THE REQUEST -> How many lines hold the string "that"? Reply with the number alone.

DATA LINES ->

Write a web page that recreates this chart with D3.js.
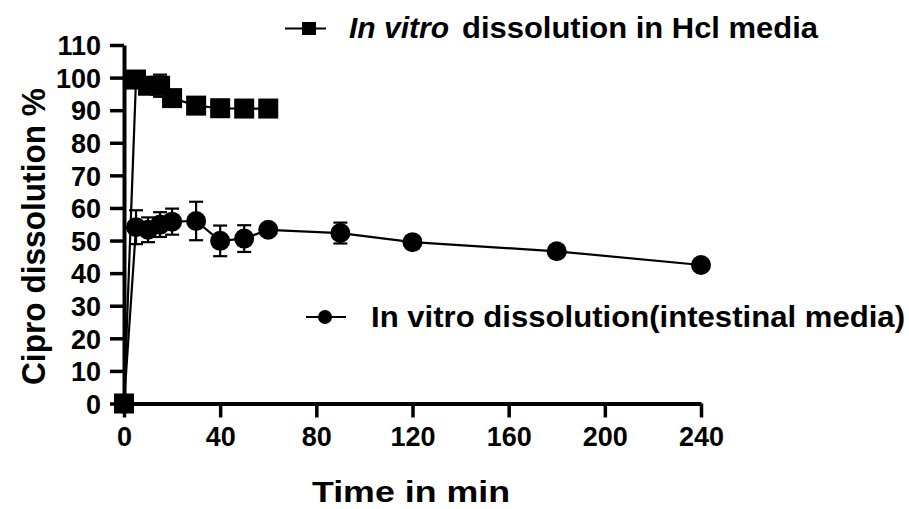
<!DOCTYPE html>
<html>
<head>
<meta charset="utf-8">
<script src="https://cdn.jsdelivr.net/npm/d3@7"></script>
<style>
  body { margin: 0; background: #fff; }
  svg { display: block; font-family: "Liberation Sans", Arial, sans-serif; }
</style>
</head>
<body>
<svg id="chart" width="909" height="509"></svg>
<script>
// ---- data ----
const hclTime = [0, 5, 10, 15, 20, 30, 40, 50, 60];
const hclMean = [0, 99.4, 97.5, 97.5, 93.7, 91.4, 90.6, 90.5, 90.5];
const hclSD   = [0, 0.5, 1.0, 3.4, 0.5, 0.5, 0.5, 0.5, 0.5];

const intTime = [0, 5, 10, 15, 20, 30, 40, 50, 60, 90, 120, 180, 240];
const intMean = [0, 54.1, 53.3, 54.9, 55.8, 56.0, 49.9, 50.6, 53.3, 52.3, 49.5, 46.7, 42.5];
const intSD   = [0, 5.2, 3.8, 3.8, 4.0, 5.9, 4.7, 4.1, 0.5, 3.2, 0.5, 0.5, 0.5];

const xTicks = [0, 40, 80, 120, 160, 200, 240];
const yTicks = [0, 10, 20, 30, 40, 50, 60, 70, 80, 90, 100, 110];

const xTitle = "Time in min";
const yTitle = "Cipro dissolution %";
const legendHcl = ["In vitro", "dissolution in Hcl media"];
const legendInt = "In vitro dissolution(intestinal media)";

// ---- drawing ----
const svg = d3.select("#chart");
const x = d3.scaleLinear().domain([0, 240]).range([124, 701]);
const y = d3.scaleLinear().domain([0, 110]).range([403.5, 45]);

// axes
const yAxis = svg.append("g")
  .attr("transform", `translate(${x(0)},0)`)
  .call(d3.axisLeft(y).tickValues(yTicks).tickSize(14).tickPadding(9).tickSizeOuter(0));
const xAxis = svg.append("g")
  .attr("transform", `translate(0,${y(0)})`)
  .call(d3.axisBottom(x).tickValues(xTicks).tickSize(14).tickPadding(7).tickSizeOuter(0));

[yAxis, xAxis].forEach(g => {
  g.select(".domain").attr("stroke", "#000").attr("stroke-width", 4);
  g.selectAll(".tick line").attr("stroke", "#000").attr("stroke-width", 3.5);
  g.selectAll(".tick text")
    .attr("fill", "#000")
    .style("font-size", "27px")
    .style("font-weight", "bold")
    .style("font-family", '"Liberation Sans", Arial, sans-serif');
});
yAxis.selectAll(".tick text").attr("dy", "0.36em");
xAxis.selectAll(".tick text").attr("dy", "0.78em");

// line generator
const line = d3.line().x(d => x(d[0])).y(d => y(d[1]));

function drawSeries(times, means, sds, shape) {
  const pts = times.map((t, i) => [t, means[i], sds[i]]);
  svg.append("path").datum(pts)
    .attr("d", line).attr("fill", "none")
    .attr("stroke", "#000").attr("stroke-width", 2.2);
  // error bars
  const eb = svg.append("g").attr("stroke", "#000").attr("stroke-width", 2.2);
  pts.filter(p => p[2] > 1).forEach(p => {
    const cx = x(p[0]);
    eb.append("line").attr("x1", cx).attr("x2", cx).attr("y1", y(p[1] + p[2])).attr("y2", y(p[1] - p[2]));
    eb.append("line").attr("x1", cx - 7).attr("x2", cx + 7).attr("y1", y(p[1] + p[2])).attr("y2", y(p[1] + p[2]));
    eb.append("line").attr("x1", cx - 7).attr("x2", cx + 7).attr("y1", y(p[1] - p[2])).attr("y2", y(p[1] - p[2]));
  });
  const g = svg.append("g");
  if (shape === "square") {
    g.selectAll("rect").data(pts).join("rect")
      .attr("x", d => x(d[0]) - 10).attr("y", d => y(d[1]) - 10)
      .attr("width", 20).attr("height", 20).attr("fill", "#000");
  } else {
    g.selectAll("circle").data(pts).join("circle")
      .attr("cx", d => x(d[0])).attr("cy", d => y(d[1]))
      .attr("r", 10).attr("fill", "#000");
  }
}
drawSeries(intTime, intMean, intSD, "circle");
drawSeries(hclTime, hclMean, hclSD, "square");

// axis titles
svg.append("text")
  .attr("x", 312).attr("y", 502)
  .attr("textLength", 198).attr("lengthAdjust", "spacingAndGlyphs")
  .style("font-size", "30px").style("font-weight", "bold")
  .text(xTitle);
svg.append("text")
  .attr("transform", "translate(45,385) rotate(-90)")
  .attr("textLength", 297).attr("lengthAdjust", "spacingAndGlyphs")
  .style("font-size", "34px").style("font-weight", "bold")
  .text(yTitle);

// legends
const lg1 = svg.append("g");
lg1.append("line").attr("x1", 285).attr("x2", 326).attr("y1", 28.5).attr("y2", 28.5)
  .attr("stroke", "#000").attr("stroke-width", 2);
lg1.append("rect").attr("x", 302).attr("y", 22).attr("width", 14).attr("height", 13).attr("fill", "#000");
lg1.append("text").attr("x", 349).attr("y", 38)
  .attr("textLength", 100).attr("lengthAdjust", "spacingAndGlyphs")
  .style("font-size", "29px").style("font-weight", "bold").style("font-style", "italic")
  .text(legendHcl[0]);
lg1.append("text").attr("x", 462).attr("y", 38)
  .attr("textLength", 356).attr("lengthAdjust", "spacingAndGlyphs")
  .style("font-size", "29px").style("font-weight", "bold")
  .text(legendHcl[1]);

const lg2 = svg.append("g");
lg2.append("line").attr("x1", 306).attr("x2", 346).attr("y1", 317).attr("y2", 317)
  .attr("stroke", "#000").attr("stroke-width", 2);
lg2.append("circle").attr("cx", 325).attr("cy", 317).attr("r", 7).attr("fill", "#000");
lg2.append("text").attr("x", 371).attr("y", 327)
  .attr("textLength", 534).attr("lengthAdjust", "spacingAndGlyphs")
  .style("font-size", "29px").style("font-weight", "bold")
  .text(legendInt);
</script>
</body>
</html>
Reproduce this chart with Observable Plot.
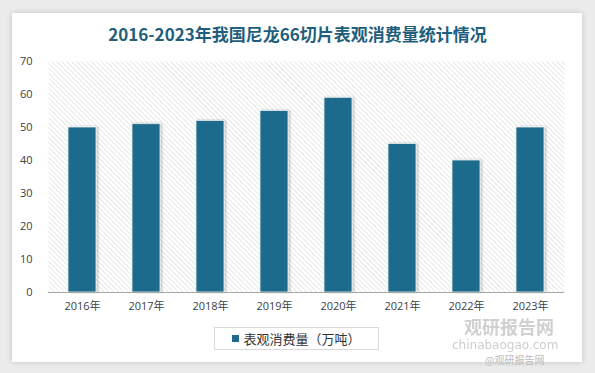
<!DOCTYPE html>
<html><head><meta charset="utf-8">
<script src="https://cdn.jsdelivr.net/npm/d3@7"></script>
<script src="https://cdn.jsdelivr.net/npm/@observablehq/plot@0.6"></script>
<style>
body{margin:0;width:595px;height:373px;background:#ececec;position:relative;overflow:hidden;font-family:"Noto Sans CJK SC","Noto Sans",sans-serif;}
#card{position:absolute;left:12px;top:13px;width:570px;height:349px;background:#fff;box-shadow:0 0 6px rgba(0,0,0,0.18);}
#title{position:absolute;left:0;top:21px;width:595px;text-align:center;font-size:17px;font-weight:bold;color:#1f5e7c;line-height:26px;}
#chart{position:absolute;left:0;top:50px;}
#legend{position:absolute;left:214px;top:327px;width:165px;height:23px;border:1px solid #d9d9d9;box-sizing:border-box;font-size:13px;color:#333;display:flex;align-items:center;justify-content:center;background:#fff;}
#legend span.sw{display:inline-block;width:7px;height:7px;background:#1f6a8c;margin-right:4px;}
.wm{position:absolute;color:#c8c8c8;font-weight:bold;white-space:nowrap;line-height:1;}
</style></head><body>
<div id="card"></div>
<div id="title">2016-2023年我国尼龙66切片表观消费量统计情况</div>
<div id="chart"></div>
<div id="legend"><span class="sw"></span>表观消费量（万吨）</div>
<div class="wm" style="left:464px;top:317px;font-size:18px;opacity:0.85">观研报告网</div>
<div class="wm" style="left:452px;top:339px;font-size:12px;font-weight:normal;font-family:'DejaVu Sans';opacity:0.9">chinabaogao.com</div>
<div class="wm" style="left:485px;top:355px;font-size:10px;font-weight:normal;color:#bbb">@观研报告网</div>
<script>
const years = ["2016年","2017年","2018年","2019年","2020年","2021年","2022年","2023年"];
const consumption = [50, 51, 52, 55, 59, 45, 40, 50];
const yTicks = [0,10,20,30,40,50,60,70];

const data = years.map((y,i)=>({year:y, value:consumption[i]}));

const chart = Plot.plot({
  width:595, height:270,
  marginTop:11, marginBottom:28, marginLeft:48, marginRight:31,
  style:{fontFamily:"'Open Sans','Noto Sans CJK SC',sans-serif", fontSize:"11px", color:"#404040", background:"transparent"},
  x:{domain:years, paddingInner:0.566, paddingOuter:0.283, label:null, tickSize:0, tickPadding:10},
  y:{domain:[0,70], ticks:yTicks, label:null, tickSize:0, tickPadding:16},
  marks:[
    Plot.frame({fill:"url(#hatch)", stroke:null}),
    Plot.barY(data,{x:"year", y:"value", fill:"#1f6a8c", stroke:"#e8eef2", strokeWidth:0.8}),
    Plot.ruleY([0],{stroke:"#a6a6a6", strokeWidth:1})
  ]
});
const ns="http://www.w3.org/2000/svg";
const defs=document.createElementNS(ns,"defs");
defs.innerHTML='<pattern id="hatch" patternUnits="userSpaceOnUse" width="3.5" height="3.5" patternTransform="rotate(-45)"><rect width="3.5" height="3.5" fill="#ffffff"/><line x1="0" y1="0" x2="0" y2="3.5" stroke="#d4d4d4" stroke-width="1.1"/></pattern><filter id="sh" x="-20%" y="-5%" width="150%" height="110%"><feDropShadow dx="1.5" dy="0" stdDeviation="1.2" flood-color="#000" flood-opacity="0.25"/></filter>';
chart.insertBefore(defs, chart.firstChild);
chart.querySelectorAll("g[aria-label='bar']").forEach(g=>g.setAttribute("filter","url(#sh)"));
document.getElementById("chart").appendChild(chart);
</script>
</body></html>
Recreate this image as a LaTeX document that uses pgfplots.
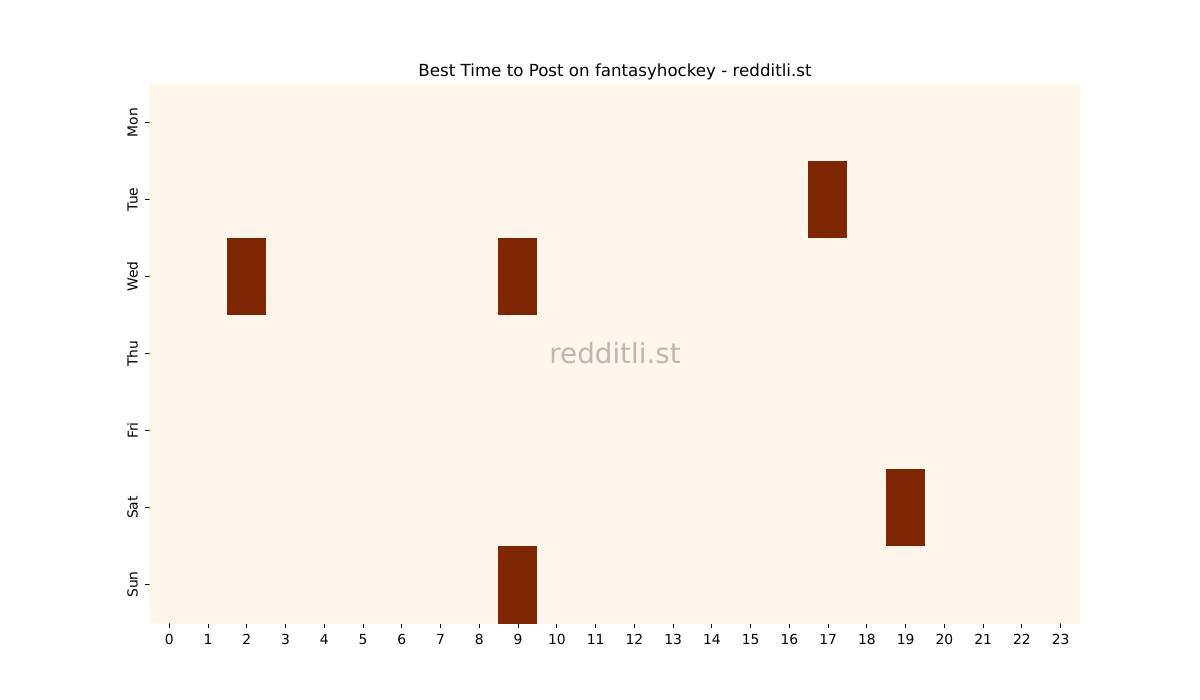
\documentclass[border=0pt]{standalone}
\usepackage{pgfplots}
\pgfplotsset{compat=1.18}
\usepackage{fontspec}
\setmainfont{DejaVu Sans}
\definecolor{wmark}{RGB}{190,182,177}
\begin{document}
\begin{tikzpicture}
\path[use as bounding box] (-112.5pt,-57.75pt) rectangle (787.5pt,467.25pt);
\begin{axis}[
    at={(0,0)}, anchor=south west,
    scale only axis,
    width=697.5pt, height=404.25pt,
    xmin=-0.5, xmax=23.5,
    ymin=-0.5, ymax=6.5,
    y dir=reverse,
    axis line style={draw=none},
    axis background/.style={fill=white},
    xtick={0,...,23},
    ytick={0,...,6},
    yticklabels={Mon,Tue,Wed,Thu,Fri,Sat,Sun},
    tick align=outside,
    major tick length=3.65pt,
    xtick pos=bottom, ytick pos=left,
    tick style={black, line width=0.6pt},
    /pgf/number format/assume math mode=true,
    ticklabel style={font=\fontsize{10.4}{12}\selectfont},
    xticklabel style={yshift=-1pt},
    yticklabel style={rotate=90, anchor=south, yshift=2pt},
    colormap={oranges}{rgb255=(255,245,235) rgb255=(127,39,4)},
    point meta min=0, point meta max=1,
    clip=false,
]
\addplot[matrix plot*, mesh/cols=24, point meta=explicit, draw=none] coordinates {
(0,0)[0] (1,0)[0] (2,0)[0] (3,0)[0] (4,0)[0] (5,0)[0] (6,0)[0] (7,0)[0] (8,0)[0] (9,0)[0] (10,0)[0] (11,0)[0] (12,0)[0] (13,0)[0] (14,0)[0] (15,0)[0] (16,0)[0] (17,0)[0] (18,0)[0] (19,0)[0] (20,0)[0] (21,0)[0] (22,0)[0] (23,0)[0]

(0,1)[0] (1,1)[0] (2,1)[0] (3,1)[0] (4,1)[0] (5,1)[0] (6,1)[0] (7,1)[0] (8,1)[0] (9,1)[0] (10,1)[0] (11,1)[0] (12,1)[0] (13,1)[0] (14,1)[0] (15,1)[0] (16,1)[0] (17,1)[1] (18,1)[0] (19,1)[0] (20,1)[0] (21,1)[0] (22,1)[0] (23,1)[0]

(0,2)[0] (1,2)[0] (2,2)[1] (3,2)[0] (4,2)[0] (5,2)[0] (6,2)[0] (7,2)[0] (8,2)[0] (9,2)[1] (10,2)[0] (11,2)[0] (12,2)[0] (13,2)[0] (14,2)[0] (15,2)[0] (16,2)[0] (17,2)[0] (18,2)[0] (19,2)[0] (20,2)[0] (21,2)[0] (22,2)[0] (23,2)[0]

(0,3)[0] (1,3)[0] (2,3)[0] (3,3)[0] (4,3)[0] (5,3)[0] (6,3)[0] (7,3)[0] (8,3)[0] (9,3)[0] (10,3)[0] (11,3)[0] (12,3)[0] (13,3)[0] (14,3)[0] (15,3)[0] (16,3)[0] (17,3)[0] (18,3)[0] (19,3)[0] (20,3)[0] (21,3)[0] (22,3)[0] (23,3)[0]

(0,4)[0] (1,4)[0] (2,4)[0] (3,4)[0] (4,4)[0] (5,4)[0] (6,4)[0] (7,4)[0] (8,4)[0] (9,4)[0] (10,4)[0] (11,4)[0] (12,4)[0] (13,4)[0] (14,4)[0] (15,4)[0] (16,4)[0] (17,4)[0] (18,4)[0] (19,4)[0] (20,4)[0] (21,4)[0] (22,4)[0] (23,4)[0]

(0,5)[0] (1,5)[0] (2,5)[0] (3,5)[0] (4,5)[0] (5,5)[0] (6,5)[0] (7,5)[0] (8,5)[0] (9,5)[0] (10,5)[0] (11,5)[0] (12,5)[0] (13,5)[0] (14,5)[0] (15,5)[0] (16,5)[0] (17,5)[0] (18,5)[0] (19,5)[1] (20,5)[0] (21,5)[0] (22,5)[0] (23,5)[0]

(0,6)[0] (1,6)[0] (2,6)[0] (3,6)[0] (4,6)[0] (5,6)[0] (6,6)[0] (7,6)[0] (8,6)[0] (9,6)[1] (10,6)[0] (11,6)[0] (12,6)[0] (13,6)[0] (14,6)[0] (15,6)[0] (16,6)[0] (17,6)[0] (18,6)[0] (19,6)[0] (20,6)[0] (21,6)[0] (22,6)[0] (23,6)[0]
};
% watermark
\node[text=wmark, font=\fontsize{20.8}{24}\selectfont] at (axis cs:11.5,3) {redditli.st};
% title
\node[anchor=base, font=\fontsize{12.5}{15}\selectfont] at ([yshift=6pt]rel axis cs:0.5,1) {Best Time to Post on fantasyhockey - redditli.st};
\end{axis}
\end{tikzpicture}
\end{document}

EXERCISE SOLUTION -> 2